MOODY AIR FORCE BASE, GA -- Over 100 members from the 820th Base Defense Group conducted the 824th Base Defense Squadron’s mission readiness exercise at Avon Park Air Force Range, Fla., 18-25 August, 2023.
This mission readiness exercise was a five-day certification event designed to ensure the 824 BDS is prepared to conduct defensive operations in support of Lead Wing operations and deployments.
Once certified, the squadron will be able to assume an on-call status to respond anywhere in the world at any given time to execute area defense operations, offensive operations in support of defensive locations, mobile defense and even force protection mission sets.
“We’re looking at not just the single spectrum fight but looking across the full domain of warfare into emerging or known threats in the world,” said Lt. Col. Ryan Kiggins, 824th BDS commander. “We need to be prepared for anything that comes down the line from any adversary in any region of the world and making sure that we’re prepared to operate in contested and degraded environments across the full spectrum.”
The 824th BDS was flown to Avon Park AFR in an HC-130J Combat King II to initiate their continuous five-day exercise; they established a forward operating site complete with a tactical operations center, defensive fighting positions, military working dog patrols, listening posts and observation posts, and solar-powered communications, surveillance, and small unmanned aerial systems (sUAS).

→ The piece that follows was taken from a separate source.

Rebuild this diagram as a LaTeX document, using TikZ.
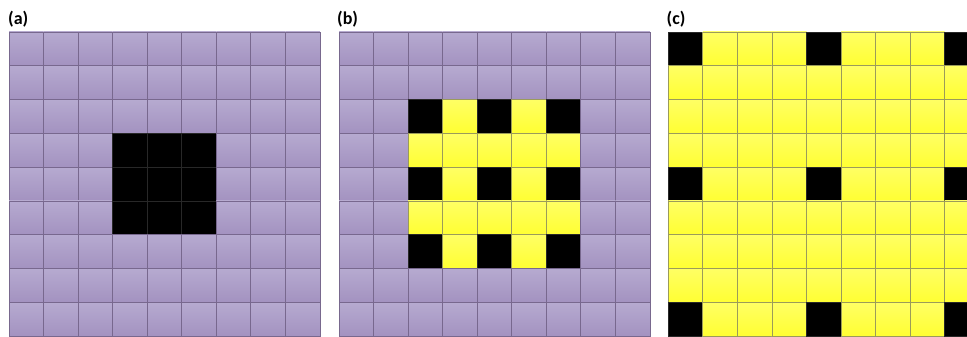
\documentclass[tikz,border=0pt]{standalone}
\usepackage{fontspec}
\setmainfont{Carlito}
\definecolor{purtop}{RGB}{182,170,208}
\definecolor{purbot}{RGB}{163,146,192}
\definecolor{purline}{RGB}{120,104,142}
\definecolor{yeltop}{RGB}{255,255,100}
\definecolor{yelbot}{RGB}{255,255,50}
\definecolor{yelline}{RGB}{155,155,90}
\definecolor{blkline}{RGB}{40,40,40}
\tikzset{
  purplecell/.style={top color=purtop,bottom color=purbot,draw=purline,line width=0.8pt},
  yellowcell/.style={top color=yeltop,bottom color=yelbot,draw=yelline,line width=0.8pt},
  blackcell/.style={fill=black,draw=blkline,line width=0.8pt},
  panellabel/.style={font=\bfseries\fontsize{18}{18}\selectfont,anchor=base west,inner sep=0pt}
}
\begin{document}
\begin{tikzpicture}[x=1pt,y=1pt]
\clip (0,0) rectangle (967,337);
\fill[white] (0,0) rectangle (967,337);
\def\cw{34.55}
\def\ch{33.8}
% panel (a)
\foreach \i in {0,...,8}{\foreach \j in {0,...,8}{
  \pgfmathtruncatemacro{\t}{(\i>2)&&(\i<6)&&(\j>2)&&(\j<6)}
  \ifnum\t=1
    \path[blackcell] ({9+\i*\cw},{305-\j*\ch}) rectangle ++(\cw,-\ch);
  \else
    \path[purplecell] ({9+\i*\cw},{305-\j*\ch}) rectangle ++(\cw,-\ch);
  \fi
}}
% panel (b)
\foreach \i in {0,...,8}{\foreach \j in {0,...,8}{
  \pgfmathtruncatemacro{\inn}{(\i>1)&&(\i<7)&&(\j>1)&&(\j<7)}
  \pgfmathtruncatemacro{\blk}{\inn && (mod(\i,2)==0) && (mod(\j,2)==0)}
  \ifnum\inn=0
    \path[purplecell] ({339+\i*\cw},{305-\j*\ch}) rectangle ++(\cw,-\ch);
  \else
    \ifnum\blk=1
      \path[blackcell] ({339+\i*\cw},{305-\j*\ch}) rectangle ++(\cw,-\ch);
    \else
      \path[yellowcell] ({339+\i*\cw},{305-\j*\ch}) rectangle ++(\cw,-\ch);
    \fi
  \fi
}}
% panel (c)
\foreach \i in {0,...,8}{\foreach \j in {0,...,8}{
  \pgfmathtruncatemacro{\blk}{(mod(\i,4)==0) && (mod(\j,4)==0)}
  \ifnum\blk=1
    \path[blackcell] ({668.3+\i*\cw},{305-\j*\ch}) rectangle ++(\cw,-\ch);
  \else
    \path[yellowcell] ({668.3+\i*\cw},{305-\j*\ch}) rectangle ++(\cw,-\ch);
  \fi
}}
\node[panellabel] (la) at (8,312) {(a)};
\node[panellabel] (lb) at (337,312) {(b)};
\node[panellabel] (lc) at (666.5,312) {(c)};
\end{tikzpicture}
\end{document}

Throughout the exercise, they established three contingency locations to rehearse securing airfields and austere operating locations with motorbikes, M4 carbines, M110 semi-automatic sniper systems, M240 machine guns, AT4 shoulder-fired rockets, and sUAS.
Agile combat employment relies upon these forward operating sites and contingency locations to provide temporary basing options for refueling and rearmament of aircraft closer to the fight to provide flexibility to combatant commanders in how they employ air assets.
“We bring a large capability to the fight, not just for the Air Force, but for the joint community as well,” Kiggins said. “The BDG isn’t a wide-known unit, but we’re capable and ready to put in the work and prepared to be that on-call force that can respond when needed.”
Friendly blue forces were subjected to an array of attacks from red forces comprised of the 823rd BDS who used both traditional and sUAS surveillance and reconnaissance to conduct indirect fires, sniper attacks, and integrated, complex attacks day and night in attempts to degrade security and impede blue force operations.
Exercise planners and red forces attempted to replicate a realistic threat environment and utilize tactics found in modern conflicts.
“When you keep these exercises realistic, it provides the squadron commander with the actual information of their squadron and identifies where their weaknesses are and what they need to improve upon,” said Capt. Bradley Ebers, 820th Base Defense Group exercise planner. “We need to test their capabilities and make sure they’re capable of doing what we need them to do come time for deployment.”
One of the objectives of the exercise was to push Airmen and their equipment to the limit, to identify deficiencies and improvement areas prior to real-world deployments.
“If we inject modern threat scenarios now and what we could possibly see in a future war mindset, then we're able to find where we fall short or have gaps within our capabilities, and it allows us to build those capabilities now before we get to the possible fight,” Kiggins said.
As the exercise evolved, exercise directors witnessed the 824th BDS make adjustments to operations to better face their adversaries.
“There were plenty of learning opportunities for everyone involved, I definitely think the Airmen came out of this exercise better than they went into it,” Ebers said. “Just in those three or four days, we saw them applying the lessons they learned in their operational planning.”